*Exercise details*. Leave out the pictures and repeat exactly the lines between the one containing "Rebuild this diagram" and the one containing "(0,0) rectangle (886,647);", inclusive.

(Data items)
--------------------------------------------------

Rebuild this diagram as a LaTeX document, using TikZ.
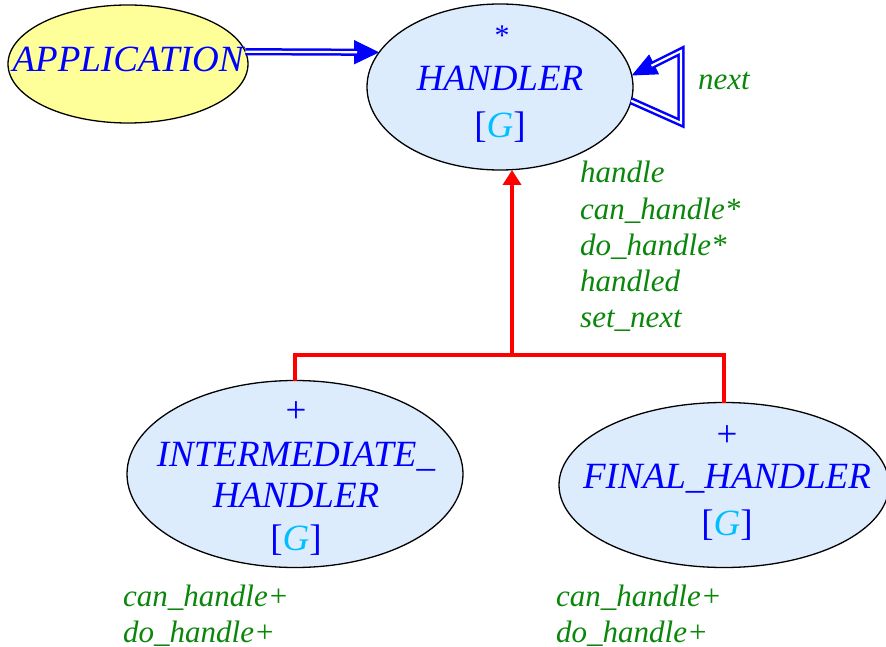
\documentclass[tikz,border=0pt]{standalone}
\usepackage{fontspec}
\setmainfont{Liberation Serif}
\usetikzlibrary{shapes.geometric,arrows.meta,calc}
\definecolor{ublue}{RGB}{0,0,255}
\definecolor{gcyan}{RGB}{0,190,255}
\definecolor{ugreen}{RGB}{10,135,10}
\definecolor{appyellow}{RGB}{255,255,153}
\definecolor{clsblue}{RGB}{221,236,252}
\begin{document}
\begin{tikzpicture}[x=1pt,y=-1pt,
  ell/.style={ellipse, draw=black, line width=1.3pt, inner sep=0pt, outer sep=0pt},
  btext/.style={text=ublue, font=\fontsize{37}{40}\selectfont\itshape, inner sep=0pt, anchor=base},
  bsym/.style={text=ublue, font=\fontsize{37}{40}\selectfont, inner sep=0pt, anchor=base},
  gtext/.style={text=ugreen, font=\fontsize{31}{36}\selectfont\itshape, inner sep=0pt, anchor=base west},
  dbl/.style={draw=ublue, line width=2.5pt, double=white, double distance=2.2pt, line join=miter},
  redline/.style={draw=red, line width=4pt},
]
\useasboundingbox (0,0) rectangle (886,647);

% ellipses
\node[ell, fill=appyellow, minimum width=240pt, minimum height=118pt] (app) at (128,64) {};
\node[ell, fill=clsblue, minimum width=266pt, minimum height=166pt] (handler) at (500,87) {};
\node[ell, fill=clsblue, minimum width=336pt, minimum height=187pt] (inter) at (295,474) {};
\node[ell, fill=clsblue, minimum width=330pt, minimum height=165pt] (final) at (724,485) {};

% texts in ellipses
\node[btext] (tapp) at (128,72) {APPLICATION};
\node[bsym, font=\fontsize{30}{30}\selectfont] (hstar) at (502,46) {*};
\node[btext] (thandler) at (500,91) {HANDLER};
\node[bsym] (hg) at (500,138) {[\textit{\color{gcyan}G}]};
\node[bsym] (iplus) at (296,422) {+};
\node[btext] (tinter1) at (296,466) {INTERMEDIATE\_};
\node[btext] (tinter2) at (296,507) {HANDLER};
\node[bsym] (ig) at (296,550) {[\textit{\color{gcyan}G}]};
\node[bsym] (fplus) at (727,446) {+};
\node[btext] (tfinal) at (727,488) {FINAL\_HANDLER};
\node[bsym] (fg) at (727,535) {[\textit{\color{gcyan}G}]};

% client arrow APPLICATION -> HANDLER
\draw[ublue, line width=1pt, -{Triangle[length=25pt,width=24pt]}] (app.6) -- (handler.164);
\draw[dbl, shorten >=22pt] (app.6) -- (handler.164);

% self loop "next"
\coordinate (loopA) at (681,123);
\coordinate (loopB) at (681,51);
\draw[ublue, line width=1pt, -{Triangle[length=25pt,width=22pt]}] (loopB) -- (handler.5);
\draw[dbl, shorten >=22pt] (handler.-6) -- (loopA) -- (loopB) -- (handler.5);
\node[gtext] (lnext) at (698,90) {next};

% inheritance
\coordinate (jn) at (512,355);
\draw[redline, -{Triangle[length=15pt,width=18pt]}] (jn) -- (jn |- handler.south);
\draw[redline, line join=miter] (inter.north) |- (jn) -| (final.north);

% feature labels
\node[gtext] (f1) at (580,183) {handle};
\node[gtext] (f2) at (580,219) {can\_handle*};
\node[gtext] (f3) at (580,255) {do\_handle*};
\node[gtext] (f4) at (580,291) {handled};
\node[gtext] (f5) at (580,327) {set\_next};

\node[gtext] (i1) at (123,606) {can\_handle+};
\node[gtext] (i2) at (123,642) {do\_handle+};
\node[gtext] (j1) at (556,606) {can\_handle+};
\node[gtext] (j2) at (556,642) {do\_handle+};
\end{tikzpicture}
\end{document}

--------------------------------------------------

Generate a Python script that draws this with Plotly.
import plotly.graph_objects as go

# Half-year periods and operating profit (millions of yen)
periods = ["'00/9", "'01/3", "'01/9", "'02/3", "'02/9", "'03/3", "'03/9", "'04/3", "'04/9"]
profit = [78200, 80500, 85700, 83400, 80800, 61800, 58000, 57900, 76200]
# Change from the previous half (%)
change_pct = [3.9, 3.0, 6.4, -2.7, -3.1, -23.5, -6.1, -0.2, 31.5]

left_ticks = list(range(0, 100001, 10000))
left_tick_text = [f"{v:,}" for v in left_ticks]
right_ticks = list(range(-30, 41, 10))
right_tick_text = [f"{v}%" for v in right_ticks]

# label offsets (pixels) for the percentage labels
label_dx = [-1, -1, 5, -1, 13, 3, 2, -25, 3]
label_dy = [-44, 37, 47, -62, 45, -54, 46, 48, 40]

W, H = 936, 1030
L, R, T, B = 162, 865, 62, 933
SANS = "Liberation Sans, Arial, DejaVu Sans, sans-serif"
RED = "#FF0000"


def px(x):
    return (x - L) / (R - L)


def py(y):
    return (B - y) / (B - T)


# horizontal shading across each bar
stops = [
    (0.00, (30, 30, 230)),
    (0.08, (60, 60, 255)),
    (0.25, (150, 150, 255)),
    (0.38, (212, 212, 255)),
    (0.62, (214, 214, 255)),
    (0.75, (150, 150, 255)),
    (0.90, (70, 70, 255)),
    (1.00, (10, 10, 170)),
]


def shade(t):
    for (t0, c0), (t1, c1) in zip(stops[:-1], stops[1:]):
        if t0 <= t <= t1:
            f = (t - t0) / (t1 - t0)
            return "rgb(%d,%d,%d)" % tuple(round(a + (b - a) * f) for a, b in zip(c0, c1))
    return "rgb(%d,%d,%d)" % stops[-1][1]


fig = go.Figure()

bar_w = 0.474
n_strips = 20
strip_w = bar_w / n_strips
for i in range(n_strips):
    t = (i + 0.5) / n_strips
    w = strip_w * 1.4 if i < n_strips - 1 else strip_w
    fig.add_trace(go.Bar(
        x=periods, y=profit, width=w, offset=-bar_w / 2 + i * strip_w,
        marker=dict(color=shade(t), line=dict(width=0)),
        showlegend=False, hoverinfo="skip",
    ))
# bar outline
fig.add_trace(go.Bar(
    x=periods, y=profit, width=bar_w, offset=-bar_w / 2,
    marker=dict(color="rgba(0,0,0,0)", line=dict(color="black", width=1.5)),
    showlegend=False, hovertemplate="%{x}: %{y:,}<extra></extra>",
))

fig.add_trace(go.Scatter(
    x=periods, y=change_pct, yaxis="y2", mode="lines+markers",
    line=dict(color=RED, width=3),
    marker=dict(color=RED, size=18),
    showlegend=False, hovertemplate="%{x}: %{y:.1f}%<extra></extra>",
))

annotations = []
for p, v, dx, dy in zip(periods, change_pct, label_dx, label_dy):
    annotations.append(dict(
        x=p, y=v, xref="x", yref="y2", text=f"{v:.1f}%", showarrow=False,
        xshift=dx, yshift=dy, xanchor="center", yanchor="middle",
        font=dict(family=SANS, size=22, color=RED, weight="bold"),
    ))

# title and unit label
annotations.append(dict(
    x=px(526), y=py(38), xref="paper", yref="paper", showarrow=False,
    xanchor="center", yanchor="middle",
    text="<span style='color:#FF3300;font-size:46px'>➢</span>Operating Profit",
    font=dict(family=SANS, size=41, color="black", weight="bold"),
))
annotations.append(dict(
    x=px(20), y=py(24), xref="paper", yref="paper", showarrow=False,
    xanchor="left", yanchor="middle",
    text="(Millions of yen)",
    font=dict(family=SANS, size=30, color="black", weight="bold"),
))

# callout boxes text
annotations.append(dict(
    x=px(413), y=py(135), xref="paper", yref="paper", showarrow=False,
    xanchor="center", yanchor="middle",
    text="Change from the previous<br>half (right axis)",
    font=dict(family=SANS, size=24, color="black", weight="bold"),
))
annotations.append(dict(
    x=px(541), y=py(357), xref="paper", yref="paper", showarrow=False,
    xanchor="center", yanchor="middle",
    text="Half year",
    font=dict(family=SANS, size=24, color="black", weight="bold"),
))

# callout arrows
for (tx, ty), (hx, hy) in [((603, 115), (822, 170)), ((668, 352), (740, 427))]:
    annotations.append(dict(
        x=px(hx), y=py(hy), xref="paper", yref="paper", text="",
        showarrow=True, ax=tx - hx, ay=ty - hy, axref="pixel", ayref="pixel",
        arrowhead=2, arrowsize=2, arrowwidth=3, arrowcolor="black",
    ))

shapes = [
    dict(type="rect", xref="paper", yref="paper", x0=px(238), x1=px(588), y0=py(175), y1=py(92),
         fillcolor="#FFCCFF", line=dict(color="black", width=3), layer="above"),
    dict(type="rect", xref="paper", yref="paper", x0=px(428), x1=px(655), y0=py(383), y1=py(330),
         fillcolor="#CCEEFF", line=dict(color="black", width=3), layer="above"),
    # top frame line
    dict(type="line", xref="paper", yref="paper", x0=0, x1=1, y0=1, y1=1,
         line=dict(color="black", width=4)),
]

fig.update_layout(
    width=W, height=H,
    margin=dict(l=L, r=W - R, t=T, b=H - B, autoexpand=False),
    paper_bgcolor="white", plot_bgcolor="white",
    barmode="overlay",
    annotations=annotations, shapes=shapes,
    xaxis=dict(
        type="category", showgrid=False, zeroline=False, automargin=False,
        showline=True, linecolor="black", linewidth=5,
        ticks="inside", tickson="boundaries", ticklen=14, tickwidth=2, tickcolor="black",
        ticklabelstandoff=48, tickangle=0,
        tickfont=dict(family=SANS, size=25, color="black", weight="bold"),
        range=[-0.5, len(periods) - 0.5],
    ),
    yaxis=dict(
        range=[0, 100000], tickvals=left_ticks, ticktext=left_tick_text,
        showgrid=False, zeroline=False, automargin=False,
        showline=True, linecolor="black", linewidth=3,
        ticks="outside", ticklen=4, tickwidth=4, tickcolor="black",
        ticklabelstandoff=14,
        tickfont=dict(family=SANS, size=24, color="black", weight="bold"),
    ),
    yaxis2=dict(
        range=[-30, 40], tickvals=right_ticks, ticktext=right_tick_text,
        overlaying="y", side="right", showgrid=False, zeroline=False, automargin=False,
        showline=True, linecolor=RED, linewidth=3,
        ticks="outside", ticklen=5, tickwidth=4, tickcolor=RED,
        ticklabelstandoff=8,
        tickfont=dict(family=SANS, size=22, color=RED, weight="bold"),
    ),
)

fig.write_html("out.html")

--------------------------------------------------

*Solution*.
Rebuild this diagram as a LaTeX document, using TikZ.
\documentclass[tikz,border=0pt]{standalone}
\usepackage{fontspec}
\setmainfont{Liberation Serif}
\usetikzlibrary{shapes.geometric,arrows.meta,calc}
\definecolor{ublue}{RGB}{0,0,255}
\definecolor{gcyan}{RGB}{0,190,255}
\definecolor{ugreen}{RGB}{10,135,10}
\definecolor{appyellow}{RGB}{255,255,153}
\definecolor{clsblue}{RGB}{221,236,252}
\begin{document}
\begin{tikzpicture}[x=1pt,y=-1pt,
  ell/.style={ellipse, draw=black, line width=1.3pt, inner sep=0pt, outer sep=0pt},
  btext/.style={text=ublue, font=\fontsize{37}{40}\selectfont\itshape, inner sep=0pt, anchor=base},
  bsym/.style={text=ublue, font=\fontsize{37}{40}\selectfont, inner sep=0pt, anchor=base},
  gtext/.style={text=ugreen, font=\fontsize{31}{36}\selectfont\itshape, inner sep=0pt, anchor=base west},
  dbl/.style={draw=ublue, line width=2.5pt, double=white, double distance=2.2pt, line join=miter},
  redline/.style={draw=red, line width=4pt},
]
\useasboundingbox (0,0) rectangle (886,647);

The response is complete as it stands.